“Estava a pensar como é que se enquadra o livre arbítrio nisto que parecem os desígnios de Deus, no destino. Parece-me sempre que há coisas na minha vida que eu não escolhi mas aconteceram. Onde é que está então o livre arbítrio nisto?
A resposta surgiu-me, como tantas vezes, quase a par da pergunta. Para mim o livre arbítrio não é escolha momentânea, é escolha contínua, reflexo de todas as nossas atitudes, do que sentimos e de como nos ligamos uns com os outros. Por isso, por vezes o que acontece não é o que queremos e dizemos "não tive escolha". Mas tivemos, só que a escolha não é essa, a do desejo no momento, é o somatório de tudo o que fomos escolhendo, consciente ou inconscientemente no caminho percorrido até aí. Parece que o destino toma conta da vida mas na realidade o caminho que percorremos e a forma como o fizemos é que nos leva ao momento seguinte.

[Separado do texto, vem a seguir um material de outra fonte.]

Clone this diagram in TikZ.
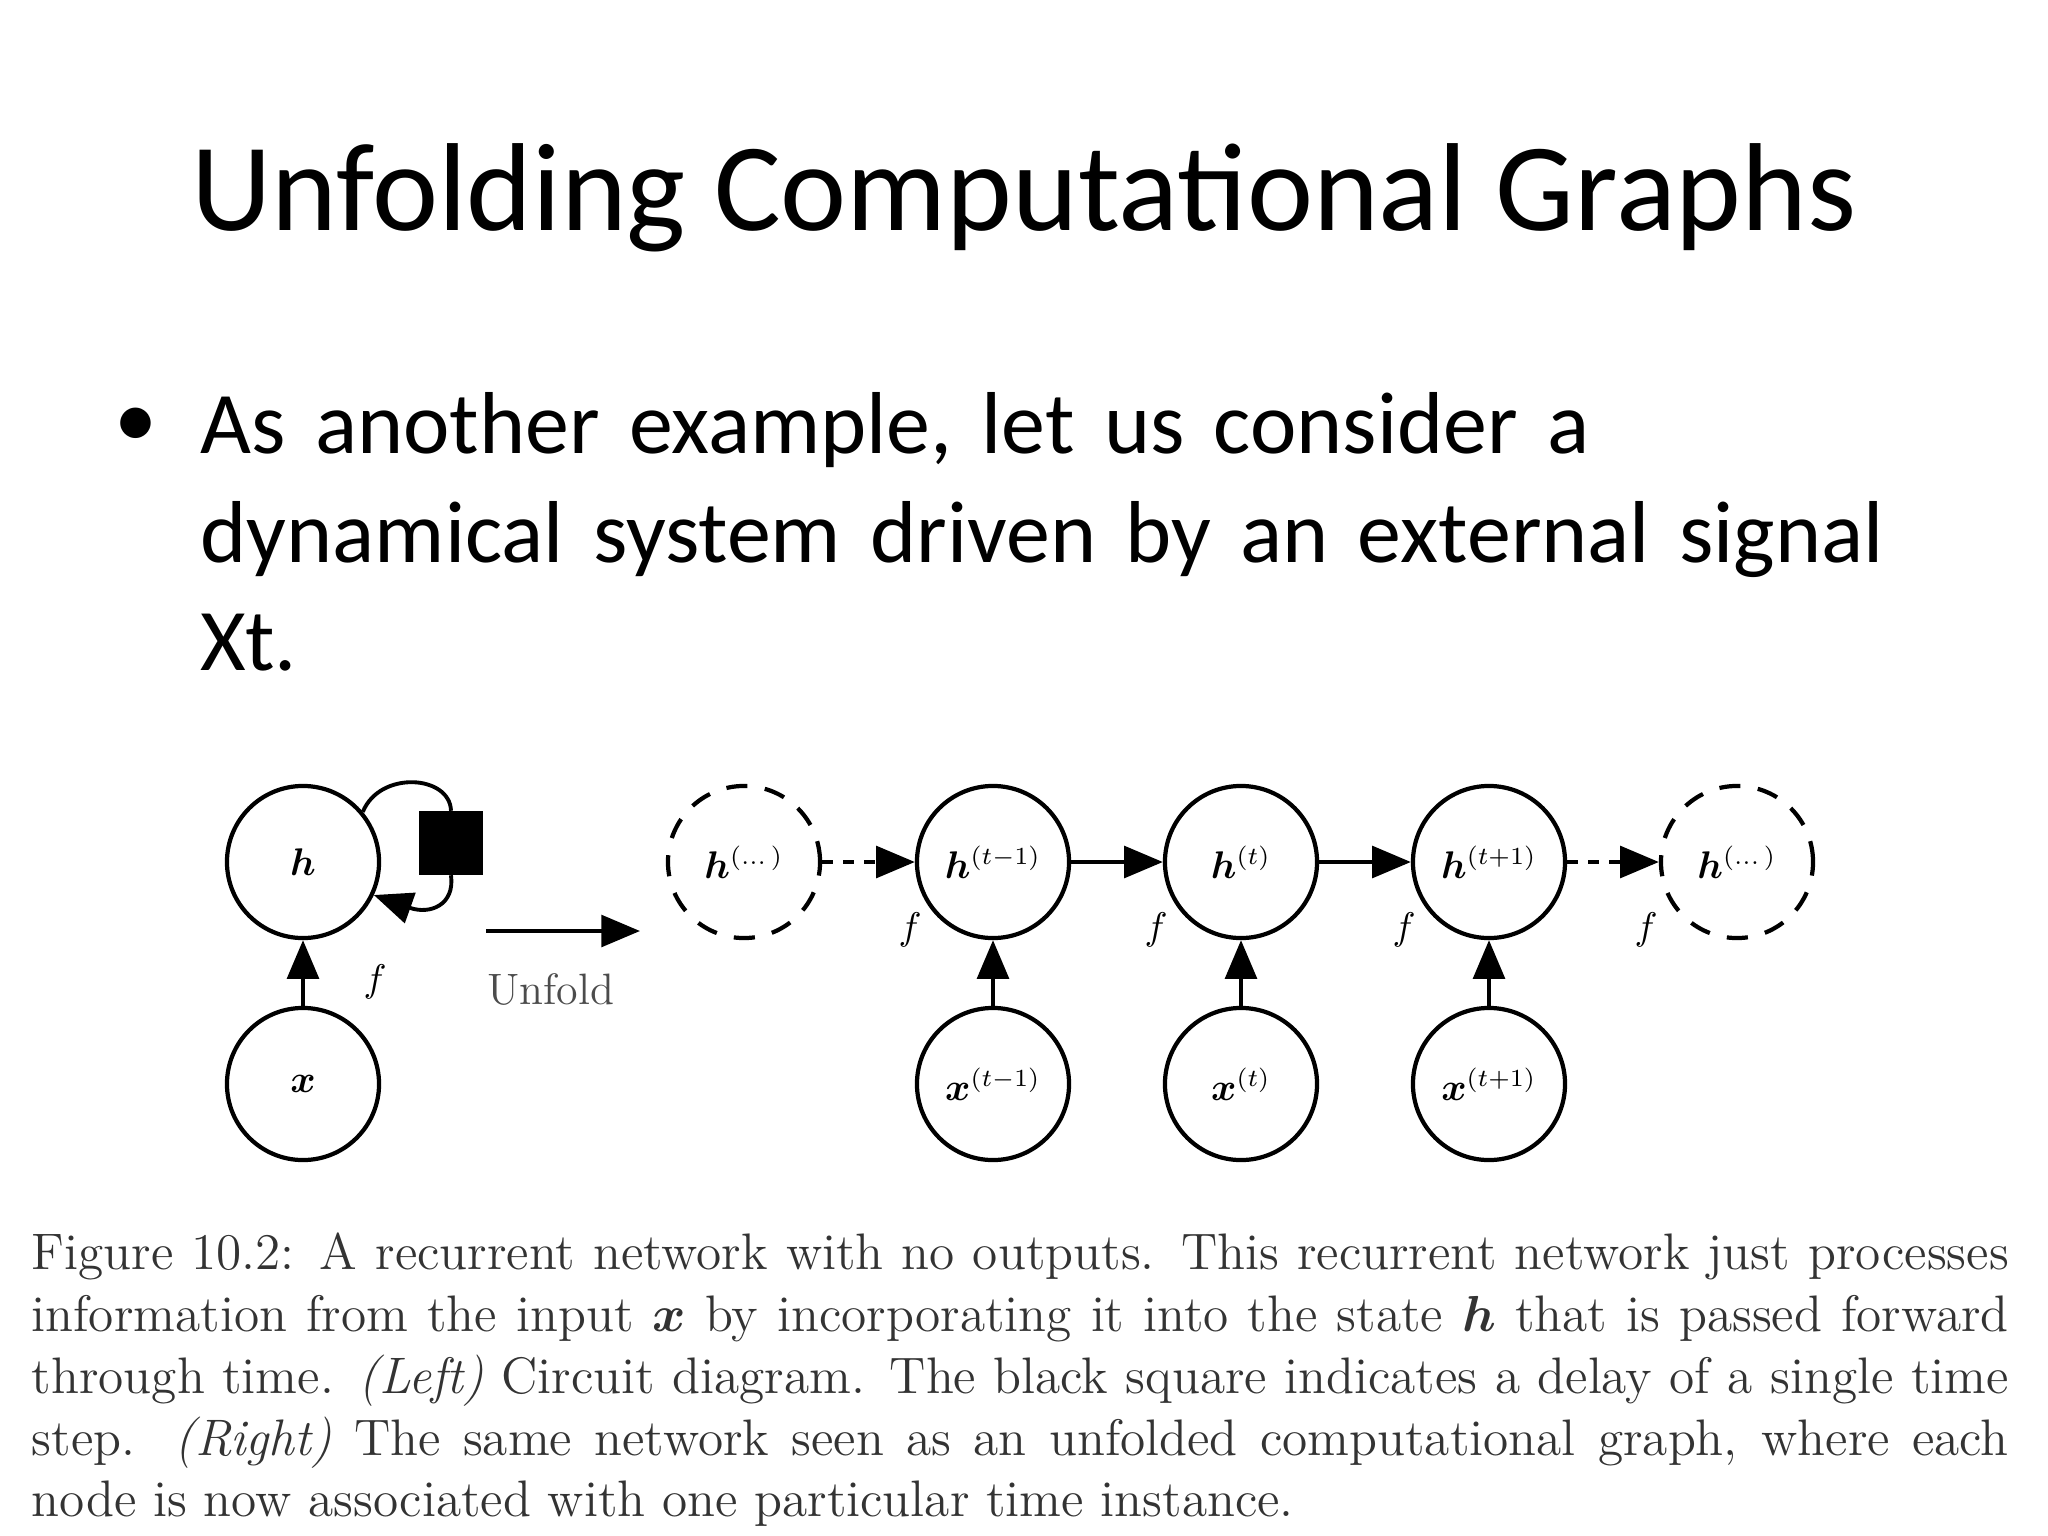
\documentclass[tikz,border=0pt]{standalone}
\usepackage{fontspec}
\usepackage{amsmath,bm}
\usetikzlibrary{arrows.meta}
\newfontfamily\carl{Carlito}
\begin{document}
\begin{tikzpicture}[x=0.01cm,y=-0.01cm,
  st/.style={circle,draw,line width=1.2pt,minimum size=1.52cm,inner sep=0pt,font=\fontsize{10.5}{12}\selectfont},
  dst/.style={st,dashed,dash pattern=on 6pt off 5pt},
  ar/.style={line width=1.1pt,-{Triangle[length=11pt,width=9pt]}},
  fl/.style={font=\fontsize{10.5}{12}\selectfont}]
\useasboundingbox (0,0) rectangle (2048,1536);
\node[font=\carl\fontsize{35.6}{40}\selectfont] (title) at (1024,198) {Unfolding Computational Graphs};
\node[anchor=north west,font=\carl\fontsize{25}{30.8}\selectfont,align=left,text width=17.8cm,inner sep=0pt] (body) at (200,392)
 {As another example, let us consider a\\dynamical system driven by an external signal\\Xt.};
\node[font=\carl\fontsize{24.5}{30}\selectfont] (bul) at (136,428) {•};
% left circuit
\node[st] (h) at (303,862) {$\bm{h}$};
\node[st] (x) at (303,1084) {$\bm{x}$};
\node[fill=black,minimum width=0.63cm,minimum height=0.63cm,inner sep=0pt] (sq) at (451,843) {};
\draw[line width=1.1pt] (h.40) .. controls (380,770) and (450,775) .. (sq.north);
\draw[ar] (sq.south) .. controls (455,905) and (430,915) .. (h.-25);
\draw[ar] (x) -- (h);
\node[fl] (f0) at (375,982) {$f$};
\coordinate (u1) at (486,931); \coordinate (u2) at (640,931);
\draw[ar] (u1) -- (u2);
\node[font=\fontsize{12.5}{14}\selectfont,text=black!70] (unf) at (551,989) {Unfold};
% unfolded
\node[dst] (hd1) at (744,862) {$\bm{h}^{(\dots)}$};
\node[st] (h1) at (993,862) {$\bm{h}^{(t-1)}$};
\node[st] (h2) at (1241,862) {$\bm{h}^{(t)}$};
\node[st] (h3) at (1489,862) {$\bm{h}^{(t+1)}$};
\node[dst] (hd2) at (1737,862) {$\bm{h}^{(\dots)}$};
\node[st] (x1) at (993,1084) {$\bm{x}^{(t-1)}$};
\node[st] (x2) at (1241,1084) {$\bm{x}^{(t)}$};
\node[st] (x3) at (1489,1084) {$\bm{x}^{(t+1)}$};
\draw[ar,dashed] (hd1) -- (h1);
\draw[ar] (h1) -- (h2);
\draw[ar] (h2) -- (h3);
\draw[ar,dashed] (h3) -- (hd2);
\draw[ar] (x1) -- (h1); \draw[ar] (x2) -- (h2); \draw[ar] (x3) -- (h3);
\node[fl] (f1) at (910,930) {$f$};
\node[fl] (f2) at (1156,930) {$f$};
\node[fl] (f3) at (1404,930) {$f$};
\node[fl] (f4) at (1646,930) {$f$};
% caption
\node[anchor=north west,inner sep=0pt,text=black!80,font=\fontsize{14.6}{17.6}\selectfont] (cap) at (31,1232)
{\parbox{19.76cm}{Figure 10.2: A recurrent network with no outputs. This recurrent network just processes\linebreak
information from the input $\bm{x}$ by incorporating it into the state $\bm{h}$ that is passed forward\linebreak
through time. \emph{(Left)} Circuit diagram. The black square indicates a delay of a single time\linebreak
step. \emph{(Right)} The same network seen as an unfolded computational graph, where each\linebreak
node is now associated with one particular time instance.}};
\end{tikzpicture}
\end{document}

De milhentos exemplos que poderia dar vou dar um exemplo simples. Vamos imaginar uma pessoa que quer cuidar mais da saúde, sentindo mesmo que o deve fazer e sabe que isso, depois de conseguir, lhe dará qualidade de vida. Ao passar numa pastelaria vê um doce daqueles que engorda e faz colesterol e diabetes só de olhar, mas que lhe desperta um desejo momentâneo de o comer, que é irresistível. Quando decide ir comprá-lo quem estava antes dela leva os últimos doces que havia. A pessoa no momento sente-se desolada, pensa que não teve escolha, mas teve só que foi lá atrás, no momento em que quis ser mais saudável.
Pode também ver-se isto através das leis divinas a movimentarem-se e até podemos dizer que foi Deus que quis, mas não foi, fomos nós e Ele ajuda, se as escolhas forem para o bem maior (não para o do momento), para cumprimento do propósito, para nos encaminharmos para a trajectória já traçada no outro plano, também por nossa escolha. Deus ajuda a manifestar-se o que nós escolhemos, depois dizemos que Ele escreve certo por linhas tortas…
Às vezes a não concretização do desejo do momento leva à dor mas por detrás disto está sempre a nossa vontade maior e verdadeira, que vem do espírito e que se liga a Deus. Até temos a escolha de passarmos a vida inteira ao lado das verdadeiras escolhas, se nos adormecermos, se não permitirmos ter acesso às camadas mais profundas do espírito que somos. O espírito que somos é como uma flor se só expõe a sua beleza quando se abre totalmente. Não há comparação entre o que se vê num pequeno botão de rosa, verde e fechado, com uma rosa aberta e estou a falar apenas do que se contempla com a visão.
A questão do livre arbítrio, agora parece-me óbvio que assim seja e nem sei como me surgiram dúvidas. Parece-me fácil de entender porque consigo enquadrar tudo lá.
Até acho que se pode ter acesso ao futuro por aí, porque a estrada que estamos a percorrer fomos nós que a projectamos/ construímos, e não é ao trilha-la que o fazemos, é em antecipação, por isso às vezes pode não ser tão óbvio. Ou seja, com as escolhas do agora estou a construir a estrada que vou trilhar mais à frente. Sendo assim até acredito que somos nós que escolhemos o momento de desencarnar, pode é ser com mais ou menos antecipação. A distância desde o sítio em que estamos agora a caminhar até onde este já está construído, pode ser muito grande ou quase nula, e é dada pela firmeza e amor nos passos, ou seja, quanto mais conscientes estivermos, mais sólido e longo é o caminho. Este "longo" não é o tempo ou duração, é o avanço e alcance do propósito. O objectivo está cá guardado e o caminho também serve para o ir revelando, com a ajuda de Deus. Assim se ultrapassam os limites corpóreos, derrubando no íntimo as barreiras que giram em torno de conceitos aprendidos, chegando cada vez mais longe, à verdadeira dimensão dentro desta.”